Most likely - both compton and picom (a compton fork if I understand correctly) are packaged in f32 so they could be installed in dom0 as any other package. I'm not a i3wm user and so far nobody has tested if installing compton/picom fixes tearing (although while researching my tearing issue I've read forum posts of non-Qubes OS i3wm mentioning compton fixed tearing issues they had).

Also: using UXA acceleration in intel - instead of the default SNA - seems to fix crashes/reboot for at least one person. I had that option enabled yesterday for the whole day and didn't encounter a crash - however my laptop then froze on suspend and I had to hard reset it. I'll update the intel gfx troubleshooting doc to reflect that.

DemiMarie commented 1 year ago

@BawdyAnarchist: if you switch to the modesetting driver (the default) instead of intel, does the problem go away? The intel driver is known to be buggy.

auroraanon38 commented 1 year ago

Is it possible to use a compositing manager with i3?

Most likely - both compton and picom (a compton fork if I understand correctly) are packaged in f32 so they could be installed in dom0 as any other package. I'm not a i3wm user and so far nobody has tested if installing compton/picom fixes tearing (although while researching my tearing issue I've read forum posts of non-Qubes OS i3wm mentioning compton fixed tearing issues they had).

Unfortunately I've tested it today. Whether I install & run picom in dom0 or in the qube playing video, tearing occurs anyway without using the Intel driver.

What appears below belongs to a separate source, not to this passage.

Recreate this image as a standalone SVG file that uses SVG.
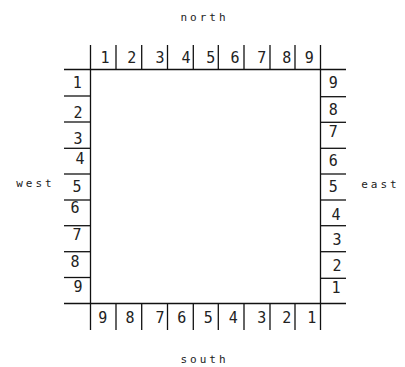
<svg xmlns="http://www.w3.org/2000/svg" width="405" height="367" viewBox="0 0 405 367">
<style>
.ln{stroke:#111;stroke-width:1.3;fill:none}
.num{font-family:"DejaVu Sans Mono",monospace;font-size:15px;fill:#222;text-anchor:middle}
.lbl{font-family:"DejaVu Sans Mono",monospace;font-size:11px;fill:#222;text-anchor:middle;letter-spacing:3px}
</style>
<rect width="405" height="367" fill="#fff"/>
<g id="frame" class="ln">
<line x1="64" y1="69.5" x2="346" y2="69.5"/>
<line x1="64" y1="303.5" x2="346" y2="303.5"/>
<line x1="90.5" y1="45" x2="90.5" y2="330"/>
<line x1="320.5" y1="45" x2="320.5" y2="330"/>
</g>
<g id="north-ticks" class="ln">
<line x1="116" y1="45" x2="116" y2="69"/>
<line x1="141.7" y1="45" x2="141.7" y2="69"/>
<line x1="167.5" y1="45" x2="167.5" y2="69"/>
<line x1="193.3" y1="45" x2="193.3" y2="69"/>
<line x1="218.3" y1="45" x2="218.3" y2="69"/>
<line x1="244" y1="45" x2="244" y2="69"/>
<line x1="270" y1="45" x2="270" y2="69"/>
<line x1="295" y1="45" x2="295" y2="69"/>
</g>
<g id="south-ticks" class="ln">
<line x1="116" y1="304" x2="116" y2="330"/>
<line x1="141.7" y1="304" x2="141.7" y2="330"/>
<line x1="167.5" y1="304" x2="167.5" y2="330"/>
<line x1="193.3" y1="304" x2="193.3" y2="330"/>
<line x1="218.3" y1="304" x2="218.3" y2="330"/>
<line x1="244" y1="304" x2="244" y2="330"/>
<line x1="270" y1="304" x2="270" y2="330"/>
<line x1="295" y1="304" x2="295" y2="330"/>
</g>
<g id="west-ticks" class="ln">
<line x1="64" y1="96" x2="90" y2="96"/>
<line x1="64" y1="122" x2="90" y2="122"/>
<line x1="64" y1="148.3" x2="90" y2="148.3"/>
<line x1="64" y1="174" x2="90" y2="174"/>
<line x1="64" y1="200" x2="90" y2="200"/>
<line x1="64" y1="225.7" x2="90" y2="225.7"/>
<line x1="64" y1="251.7" x2="90" y2="251.7"/>
<line x1="64" y1="277.5" x2="90" y2="277.5"/>
</g>
<g id="east-ticks" class="ln">
<line x1="321" y1="96.7" x2="346" y2="96.7"/>
<line x1="321" y1="122.3" x2="346" y2="122.3"/>
<line x1="321" y1="148.3" x2="346" y2="148.3"/>
<line x1="321" y1="174" x2="346" y2="174"/>
<line x1="321" y1="200" x2="346" y2="200"/>
<line x1="321" y1="225.7" x2="346" y2="225.7"/>
<line x1="321" y1="251.7" x2="346" y2="251.7"/>
<line x1="321" y1="278.3" x2="346" y2="278.3"/>
</g>
<g id="north-numbers" class="num">
<text x="105" y="63">1</text>
<text x="131.7" y="63">2</text>
<text x="160" y="63">3</text>
<text x="186" y="63">4</text>
<text x="210.7" y="63">5</text>
<text x="235" y="63">6</text>
<text x="261.7" y="63">7</text>
<text x="286.7" y="63">8</text>
<text x="309.3" y="63">9</text>
</g>
<g id="south-numbers" class="num">
<text x="102.7" y="323">9</text>
<text x="130" y="323">8</text>
<text x="160" y="323">7</text>
<text x="181.7" y="323">6</text>
<text x="208.3" y="323">5</text>
<text x="233.3" y="323">4</text>
<text x="261.7" y="323">3</text>
<text x="286.7" y="323">2</text>
<text x="311.7" y="323">1</text>
</g>
<g id="west-numbers" class="num">
<text x="77.3" y="88.3">1</text>
<text x="78" y="118.3">2</text>
<text x="78" y="144">3</text>
<text x="80" y="164.3">4</text>
<text x="77" y="191.7">5</text>
<text x="75" y="213.3">6</text>
<text x="77" y="240">7</text>
<text x="75" y="266.7">8</text>
<text x="78" y="292.3">9</text>
</g>
<g id="east-numbers" class="num">
<text x="333.3" y="88.3">9</text>
<text x="333.3" y="115">8</text>
<text x="333.3" y="137.3">7</text>
<text x="333.3" y="166">6</text>
<text x="333.3" y="191.7">5</text>
<text x="336" y="220">4</text>
<text x="337" y="245">3</text>
<text x="337" y="270.7">2</text>
<text x="336" y="293.3">1</text>
</g>
<g id="side-labels" class="lbl">
<text x="204.5" y="21">north</text>
<text x="204.5" y="363">south</text>
<text x="35.5" y="187">west</text>
<text x="380.5" y="188">east</text>
</g>
</svg>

No idea if the crashes happen anyway as I didn't keep testing it for that long.

I also tried using picom --vsync in the qube and had an error about the driver not supporting it. Presumably that'd be the driver Qubes uses to enable graphics from qubes not having such a feature implemented. I didn't test that option in dom0 though.

edit: I can now also confirm that picom --vsync in dom0 has no effect on the tearing I see with the modeset driver. Running picom in both dom0 and the qube playing video also has no effect. Switching to the Intel driver does instantly fix the tearing.

DemiMarie commented 1 year ago

Modesetting got a tearfree option recently. Time to backport the relevant patch from upstream @marmarek?